Professional Development (Runs throughout the year)

The overall objectives are as follows:

  • To ensure that UCT MBA graduates have developed personal, interpersonal and group effectiveness as organisation members and leaders in addition to a sound academic foundation in Business Management and Leadership
  • To provide practical skills to support and enhance the student’s learning process during the programme, i.e. ensure that students are (for example) able to present well, structure their arguments correctly, and work well in their syndicate groups
  • To ensure the development of self management, relationship, group, time management, thinking and communication skills in students who are then able to be immediately effective in the workplace
  • To develop the students’ capacity to recognise personal and group psychodynamics and intervene appropriately from a leadership or facilitation role
  • To develop the students’ capacity to reflect on their participation in interpersonal and group situations, in order to enhance their self-awareness and consciousness
  • To reduce the stress experienced by students on the course caused by the impact of the lack of these skills such as the dysfunction experienced in groups who are not able to resolve conflict. 

Research Report (The last deliverable of the MBA)

Students are required to conduct an investigation, which adds substantive depth to their MBA studies. The output may take the form of a report, which is based on a research proposal formulated during the year, or a case study.
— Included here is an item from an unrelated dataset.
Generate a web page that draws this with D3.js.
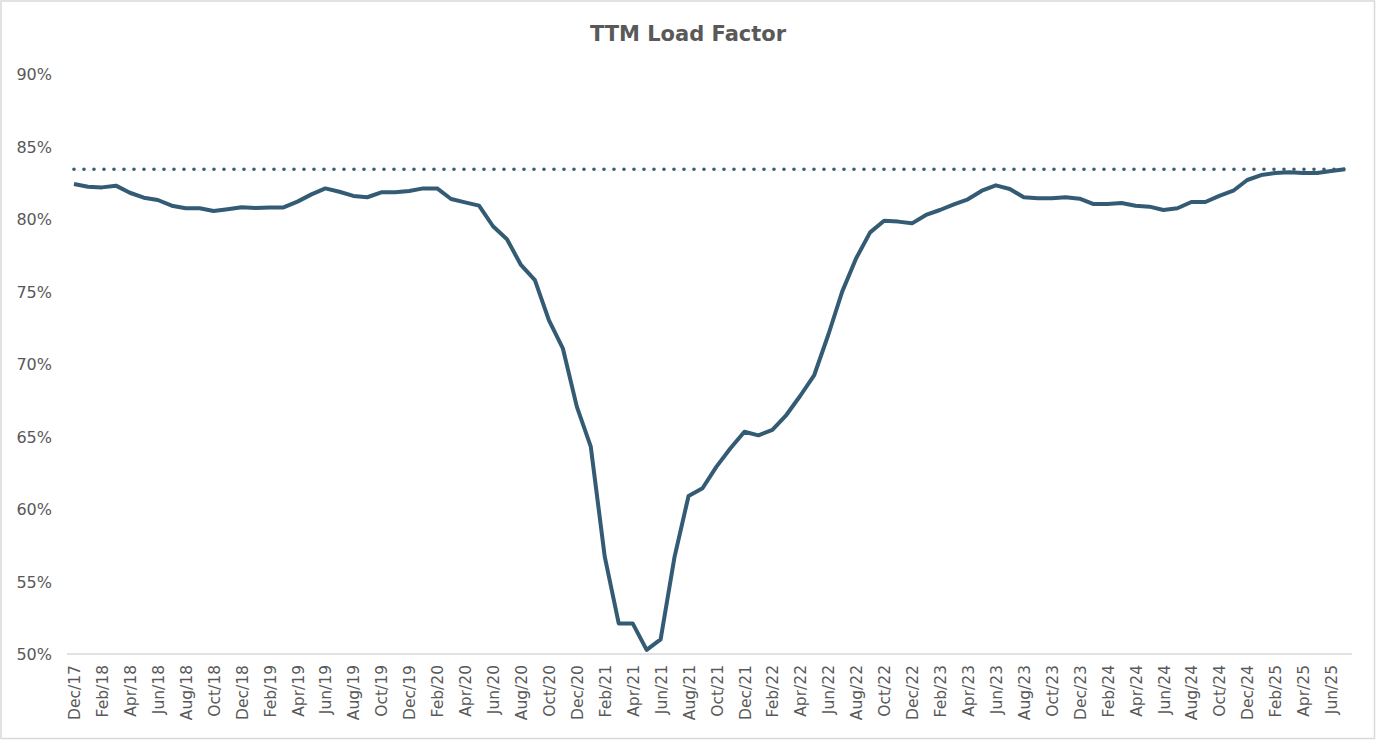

The research report tests the ability of students to apply the analytical skills and knowledge gained on the programme to a particular area of business research.  The exercise challenges the student to become acquainted with the current literature in a specific field, to make independent critical evaluations of contending points of view and to show understanding of the theory and its implications for decision-making and practice.  To do so, students need to research a specific topic, collect methodologically robust data, interpret the data and apply the findings to resolution of the research questions.